---------- Information supplied ----------
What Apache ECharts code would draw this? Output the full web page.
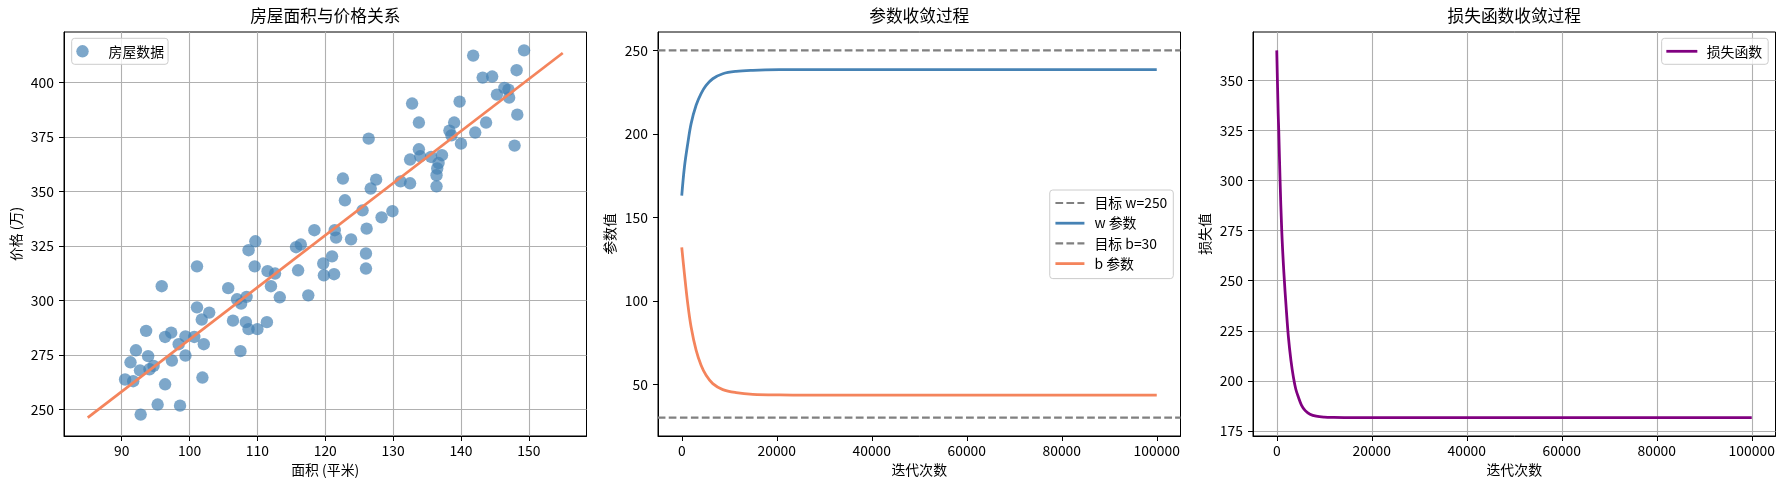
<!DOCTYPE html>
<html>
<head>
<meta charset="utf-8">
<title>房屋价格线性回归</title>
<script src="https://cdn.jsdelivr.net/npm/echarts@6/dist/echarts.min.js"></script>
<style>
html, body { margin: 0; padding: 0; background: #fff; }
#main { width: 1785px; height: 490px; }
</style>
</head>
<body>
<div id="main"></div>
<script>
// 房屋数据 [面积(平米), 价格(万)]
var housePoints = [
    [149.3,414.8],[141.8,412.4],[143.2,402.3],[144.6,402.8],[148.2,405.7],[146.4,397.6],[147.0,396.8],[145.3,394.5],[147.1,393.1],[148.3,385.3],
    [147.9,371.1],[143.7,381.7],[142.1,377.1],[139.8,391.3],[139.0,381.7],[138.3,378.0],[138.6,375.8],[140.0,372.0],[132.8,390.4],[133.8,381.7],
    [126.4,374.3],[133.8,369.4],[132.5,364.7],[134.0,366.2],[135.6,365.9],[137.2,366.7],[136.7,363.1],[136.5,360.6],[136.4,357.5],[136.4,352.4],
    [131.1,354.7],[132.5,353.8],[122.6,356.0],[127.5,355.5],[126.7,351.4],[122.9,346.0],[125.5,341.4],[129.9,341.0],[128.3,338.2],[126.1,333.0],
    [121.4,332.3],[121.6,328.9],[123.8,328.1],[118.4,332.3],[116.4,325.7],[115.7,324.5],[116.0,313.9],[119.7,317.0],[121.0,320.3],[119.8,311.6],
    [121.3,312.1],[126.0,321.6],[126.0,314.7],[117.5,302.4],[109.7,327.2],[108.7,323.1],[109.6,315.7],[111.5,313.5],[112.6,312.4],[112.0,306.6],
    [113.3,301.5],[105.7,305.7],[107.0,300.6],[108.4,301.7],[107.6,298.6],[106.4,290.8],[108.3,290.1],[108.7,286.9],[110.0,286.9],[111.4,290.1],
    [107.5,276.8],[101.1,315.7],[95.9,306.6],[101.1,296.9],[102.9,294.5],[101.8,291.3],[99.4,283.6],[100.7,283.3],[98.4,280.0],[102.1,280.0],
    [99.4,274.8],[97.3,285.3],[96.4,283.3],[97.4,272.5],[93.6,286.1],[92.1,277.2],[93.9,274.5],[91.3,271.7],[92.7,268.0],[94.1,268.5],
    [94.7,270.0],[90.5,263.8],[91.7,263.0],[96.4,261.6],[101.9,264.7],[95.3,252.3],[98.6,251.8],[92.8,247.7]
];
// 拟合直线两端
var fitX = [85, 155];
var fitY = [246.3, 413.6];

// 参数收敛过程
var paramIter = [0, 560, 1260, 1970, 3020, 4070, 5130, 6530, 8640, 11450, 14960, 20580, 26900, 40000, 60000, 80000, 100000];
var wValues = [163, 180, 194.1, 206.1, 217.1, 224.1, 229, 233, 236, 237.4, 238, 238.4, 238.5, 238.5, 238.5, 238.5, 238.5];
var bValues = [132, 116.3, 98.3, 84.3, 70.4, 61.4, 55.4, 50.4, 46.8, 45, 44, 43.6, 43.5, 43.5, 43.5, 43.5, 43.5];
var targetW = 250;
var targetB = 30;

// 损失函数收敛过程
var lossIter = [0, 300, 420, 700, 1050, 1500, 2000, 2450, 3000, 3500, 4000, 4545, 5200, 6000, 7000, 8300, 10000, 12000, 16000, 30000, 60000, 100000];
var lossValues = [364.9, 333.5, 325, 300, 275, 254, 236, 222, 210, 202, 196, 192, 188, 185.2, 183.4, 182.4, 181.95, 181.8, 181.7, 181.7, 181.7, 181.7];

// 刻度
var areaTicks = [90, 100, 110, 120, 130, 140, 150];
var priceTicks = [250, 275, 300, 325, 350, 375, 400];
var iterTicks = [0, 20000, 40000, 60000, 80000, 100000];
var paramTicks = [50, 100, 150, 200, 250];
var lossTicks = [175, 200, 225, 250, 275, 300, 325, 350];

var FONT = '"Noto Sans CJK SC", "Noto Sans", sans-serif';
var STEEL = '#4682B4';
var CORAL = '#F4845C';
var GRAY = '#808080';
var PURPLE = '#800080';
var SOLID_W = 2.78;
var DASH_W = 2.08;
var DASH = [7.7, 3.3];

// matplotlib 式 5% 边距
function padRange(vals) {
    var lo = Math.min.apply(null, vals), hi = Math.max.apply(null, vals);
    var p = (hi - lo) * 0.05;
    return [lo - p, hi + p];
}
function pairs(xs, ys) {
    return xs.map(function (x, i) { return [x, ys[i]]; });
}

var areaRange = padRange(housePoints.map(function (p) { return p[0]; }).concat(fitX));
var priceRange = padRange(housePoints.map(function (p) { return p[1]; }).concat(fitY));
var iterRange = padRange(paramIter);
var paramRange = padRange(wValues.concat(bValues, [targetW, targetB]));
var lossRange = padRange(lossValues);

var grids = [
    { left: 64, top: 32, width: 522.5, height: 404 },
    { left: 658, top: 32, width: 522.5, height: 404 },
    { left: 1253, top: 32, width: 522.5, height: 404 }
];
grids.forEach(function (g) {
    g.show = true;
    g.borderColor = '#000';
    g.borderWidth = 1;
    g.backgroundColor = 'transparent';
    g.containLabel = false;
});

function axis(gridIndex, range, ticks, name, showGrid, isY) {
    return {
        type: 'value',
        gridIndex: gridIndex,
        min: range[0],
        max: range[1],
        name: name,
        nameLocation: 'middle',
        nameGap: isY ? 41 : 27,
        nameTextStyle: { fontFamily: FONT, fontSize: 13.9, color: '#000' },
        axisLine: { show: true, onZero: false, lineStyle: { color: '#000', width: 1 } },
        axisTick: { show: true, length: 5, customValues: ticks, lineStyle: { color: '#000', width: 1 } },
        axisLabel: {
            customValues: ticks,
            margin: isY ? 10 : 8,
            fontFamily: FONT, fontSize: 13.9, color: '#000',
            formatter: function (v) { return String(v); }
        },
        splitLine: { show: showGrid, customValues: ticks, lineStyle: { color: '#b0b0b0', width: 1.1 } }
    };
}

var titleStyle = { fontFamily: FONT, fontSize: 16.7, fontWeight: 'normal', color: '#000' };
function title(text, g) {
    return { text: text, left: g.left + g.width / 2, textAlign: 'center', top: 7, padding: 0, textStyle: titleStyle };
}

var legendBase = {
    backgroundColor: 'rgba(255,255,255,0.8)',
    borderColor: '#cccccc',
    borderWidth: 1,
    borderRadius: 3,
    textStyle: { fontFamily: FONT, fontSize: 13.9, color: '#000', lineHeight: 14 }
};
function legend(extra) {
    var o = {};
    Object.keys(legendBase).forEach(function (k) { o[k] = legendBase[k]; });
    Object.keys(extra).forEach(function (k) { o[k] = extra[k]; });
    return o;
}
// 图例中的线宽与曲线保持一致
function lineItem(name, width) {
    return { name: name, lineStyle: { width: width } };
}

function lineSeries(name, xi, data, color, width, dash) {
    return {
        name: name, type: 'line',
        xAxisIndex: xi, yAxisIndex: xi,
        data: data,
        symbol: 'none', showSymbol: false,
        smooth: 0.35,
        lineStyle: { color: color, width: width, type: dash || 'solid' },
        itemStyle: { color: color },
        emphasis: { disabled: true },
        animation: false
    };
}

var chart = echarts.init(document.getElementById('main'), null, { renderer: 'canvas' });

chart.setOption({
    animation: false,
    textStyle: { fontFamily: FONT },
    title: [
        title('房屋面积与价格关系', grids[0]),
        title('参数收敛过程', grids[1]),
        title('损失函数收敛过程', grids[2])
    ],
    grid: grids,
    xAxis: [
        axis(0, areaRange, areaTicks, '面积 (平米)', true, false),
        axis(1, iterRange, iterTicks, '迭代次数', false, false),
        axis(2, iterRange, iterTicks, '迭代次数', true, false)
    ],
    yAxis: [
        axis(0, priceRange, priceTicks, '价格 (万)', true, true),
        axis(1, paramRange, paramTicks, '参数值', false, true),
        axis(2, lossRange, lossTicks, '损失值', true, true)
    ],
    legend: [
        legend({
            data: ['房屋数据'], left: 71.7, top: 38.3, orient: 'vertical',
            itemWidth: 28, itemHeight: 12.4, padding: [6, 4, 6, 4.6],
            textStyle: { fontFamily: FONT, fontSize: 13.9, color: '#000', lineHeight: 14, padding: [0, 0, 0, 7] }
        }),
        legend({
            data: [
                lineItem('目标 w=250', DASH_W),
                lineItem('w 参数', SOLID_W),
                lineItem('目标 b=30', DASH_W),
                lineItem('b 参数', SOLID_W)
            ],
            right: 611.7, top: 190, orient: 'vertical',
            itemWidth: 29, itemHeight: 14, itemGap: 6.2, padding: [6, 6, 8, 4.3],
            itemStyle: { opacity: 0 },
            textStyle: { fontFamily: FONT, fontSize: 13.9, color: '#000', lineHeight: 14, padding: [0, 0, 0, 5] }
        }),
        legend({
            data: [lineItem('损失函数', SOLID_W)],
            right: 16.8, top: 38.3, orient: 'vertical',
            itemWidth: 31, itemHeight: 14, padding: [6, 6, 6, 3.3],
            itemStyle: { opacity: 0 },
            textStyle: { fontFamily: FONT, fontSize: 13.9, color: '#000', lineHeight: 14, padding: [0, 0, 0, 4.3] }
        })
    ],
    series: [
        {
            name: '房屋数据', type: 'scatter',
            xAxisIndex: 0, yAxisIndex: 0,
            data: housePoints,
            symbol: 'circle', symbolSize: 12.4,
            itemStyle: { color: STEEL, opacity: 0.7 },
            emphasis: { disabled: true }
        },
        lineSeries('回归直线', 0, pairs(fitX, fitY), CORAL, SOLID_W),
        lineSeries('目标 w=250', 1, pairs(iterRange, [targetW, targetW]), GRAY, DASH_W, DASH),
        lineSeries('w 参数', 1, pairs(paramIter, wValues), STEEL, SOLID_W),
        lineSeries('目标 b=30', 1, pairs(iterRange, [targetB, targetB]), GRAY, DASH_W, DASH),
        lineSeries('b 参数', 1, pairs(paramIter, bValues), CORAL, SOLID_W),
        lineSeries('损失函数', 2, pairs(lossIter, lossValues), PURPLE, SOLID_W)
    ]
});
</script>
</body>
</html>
----------
Directive: Repeat the listing above up to and including the line with "var fitY = [246.3, 413.6];", starting from its first line. Drop any pictures.

Solution for this problem:
What Apache ECharts code would draw this? Output the full web page.
<!DOCTYPE html>
<html>
<head>
<meta charset="utf-8">
<title>房屋价格线性回归</title>
<script src="https://cdn.jsdelivr.net/npm/echarts@6/dist/echarts.min.js"></script>
<style>
html, body { margin: 0; padding: 0; background: #fff; }
#main { width: 1785px; height: 490px; }
</style>
</head>
<body>
<div id="main"></div>
<script>
// 房屋数据 [面积(平米), 价格(万)]
var housePoints = [
    [149.3,414.8],[141.8,412.4],[143.2,402.3],[144.6,402.8],[148.2,405.7],[146.4,397.6],[147.0,396.8],[145.3,394.5],[147.1,393.1],[148.3,385.3],
    [147.9,371.1],[143.7,381.7],[142.1,377.1],[139.8,391.3],[139.0,381.7],[138.3,378.0],[138.6,375.8],[140.0,372.0],[132.8,390.4],[133.8,381.7],
    [126.4,374.3],[133.8,369.4],[132.5,364.7],[134.0,366.2],[135.6,365.9],[137.2,366.7],[136.7,363.1],[136.5,360.6],[136.4,357.5],[136.4,352.4],
    [131.1,354.7],[132.5,353.8],[122.6,356.0],[127.5,355.5],[126.7,351.4],[122.9,346.0],[125.5,341.4],[129.9,341.0],[128.3,338.2],[126.1,333.0],
    [121.4,332.3],[121.6,328.9],[123.8,328.1],[118.4,332.3],[116.4,325.7],[115.7,324.5],[116.0,313.9],[119.7,317.0],[121.0,320.3],[119.8,311.6],
    [121.3,312.1],[126.0,321.6],[126.0,314.7],[117.5,302.4],[109.7,327.2],[108.7,323.1],[109.6,315.7],[111.5,313.5],[112.6,312.4],[112.0,306.6],
    [113.3,301.5],[105.7,305.7],[107.0,300.6],[108.4,301.7],[107.6,298.6],[106.4,290.8],[108.3,290.1],[108.7,286.9],[110.0,286.9],[111.4,290.1],
    [107.5,276.8],[101.1,315.7],[95.9,306.6],[101.1,296.9],[102.9,294.5],[101.8,291.3],[99.4,283.6],[100.7,283.3],[98.4,280.0],[102.1,280.0],
    [99.4,274.8],[97.3,285.3],[96.4,283.3],[97.4,272.5],[93.6,286.1],[92.1,277.2],[93.9,274.5],[91.3,271.7],[92.7,268.0],[94.1,268.5],
    [94.7,270.0],[90.5,263.8],[91.7,263.0],[96.4,261.6],[101.9,264.7],[95.3,252.3],[98.6,251.8],[92.8,247.7]
];
// 拟合直线两端
var fitX = [85, 155];
var fitY = [246.3, 413.6];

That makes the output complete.